- _Set task_: Go through the data below and copy it exactly, skipping every picture.
[start Provided material]
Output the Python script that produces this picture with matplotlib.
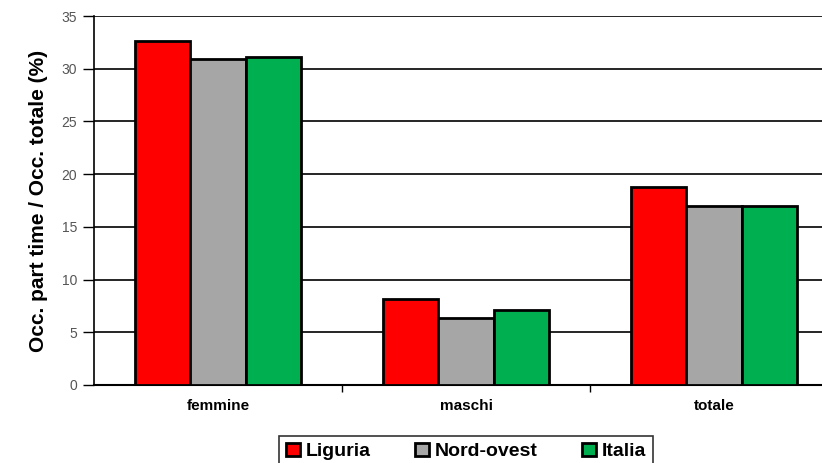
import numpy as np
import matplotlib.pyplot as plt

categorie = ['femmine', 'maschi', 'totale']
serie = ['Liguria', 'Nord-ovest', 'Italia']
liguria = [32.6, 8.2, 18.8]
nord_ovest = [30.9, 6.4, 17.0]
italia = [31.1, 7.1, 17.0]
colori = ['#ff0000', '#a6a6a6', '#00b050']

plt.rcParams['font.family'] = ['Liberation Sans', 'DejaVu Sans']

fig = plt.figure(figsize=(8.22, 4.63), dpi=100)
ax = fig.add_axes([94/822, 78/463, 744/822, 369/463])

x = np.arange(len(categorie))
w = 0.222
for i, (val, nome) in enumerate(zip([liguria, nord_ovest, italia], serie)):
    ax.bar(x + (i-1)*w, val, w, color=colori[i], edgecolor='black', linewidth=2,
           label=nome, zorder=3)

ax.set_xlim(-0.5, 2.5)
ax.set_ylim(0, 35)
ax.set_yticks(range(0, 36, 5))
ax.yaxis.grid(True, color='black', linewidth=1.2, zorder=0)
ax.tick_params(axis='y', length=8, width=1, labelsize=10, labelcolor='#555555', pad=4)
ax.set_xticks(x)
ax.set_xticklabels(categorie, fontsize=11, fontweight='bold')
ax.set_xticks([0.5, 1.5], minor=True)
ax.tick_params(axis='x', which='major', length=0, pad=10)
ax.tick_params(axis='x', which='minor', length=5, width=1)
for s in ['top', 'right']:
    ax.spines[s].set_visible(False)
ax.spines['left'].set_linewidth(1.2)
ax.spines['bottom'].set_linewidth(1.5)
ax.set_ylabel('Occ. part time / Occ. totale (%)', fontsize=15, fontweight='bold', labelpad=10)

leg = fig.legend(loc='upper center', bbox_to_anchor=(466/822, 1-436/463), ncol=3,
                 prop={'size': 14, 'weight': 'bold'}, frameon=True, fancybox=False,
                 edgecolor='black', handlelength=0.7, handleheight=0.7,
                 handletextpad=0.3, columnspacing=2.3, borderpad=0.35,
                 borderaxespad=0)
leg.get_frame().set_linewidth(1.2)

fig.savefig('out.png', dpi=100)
[end Provided material]
- _Full answer_:
Output the Python script that produces this picture with matplotlib.
import numpy as np
import matplotlib.pyplot as plt

categorie = ['femmine', 'maschi', 'totale']
serie = ['Liguria', 'Nord-ovest', 'Italia']
liguria = [32.6, 8.2, 18.8]
nord_ovest = [30.9, 6.4, 17.0]
italia = [31.1, 7.1, 17.0]
colori = ['#ff0000', '#a6a6a6', '#00b050']

plt.rcParams['font.family'] = ['Liberation Sans', 'DejaVu Sans']

fig = plt.figure(figsize=(8.22, 4.63), dpi=100)
ax = fig.add_axes([94/822, 78/463, 744/822, 369/463])

x = np.arange(len(categorie))
w = 0.222
for i, (val, nome) in enumerate(zip([liguria, nord_ovest, italia], serie)):
    ax.bar(x + (i-1)*w, val, w, color=colori[i], edgecolor='black', linewidth=2,
           label=nome, zorder=3)

ax.set_xlim(-0.5, 2.5)
ax.set_ylim(0, 35)
ax.set_yticks(range(0, 36, 5))
ax.yaxis.grid(True, color='black', linewidth=1.2, zorder=0)
ax.tick_params(axis='y', length=8, width=1, labelsize=10, labelcolor='#555555', pad=4)
ax.set_xticks(x)
ax.set_xticklabels(categorie, fontsize=11, fontweight='bold')
ax.set_xticks([0.5, 1.5], minor=True)
ax.tick_params(axis='x', which='major', length=0, pad=10)
ax.tick_params(axis='x', which='minor', length=5, width=1)
for s in ['top', 'right']:
    ax.spines[s].set_visible(False)
ax.spines['left'].set_linewidth(1.2)
ax.spines['bottom'].set_linewidth(1.5)
ax.set_ylabel('Occ. part time / Occ. totale (%)', fontsize=15, fontweight='bold', labelpad=10)

leg = fig.legend(loc='upper center', bbox_to_anchor=(466/822, 1-436/463), ncol=3,
                 prop={'size': 14, 'weight': 'bold'}, frameon=True, fancybox=False,
                 edgecolor='black', handlelength=0.7, handleheight=0.7,
                 handletextpad=0.3, columnspacing=2.3, borderpad=0.35,
                 borderaxespad=0)
leg.get_frame().set_linewidth(1.2)

fig.savefig('out.png', dpi=100)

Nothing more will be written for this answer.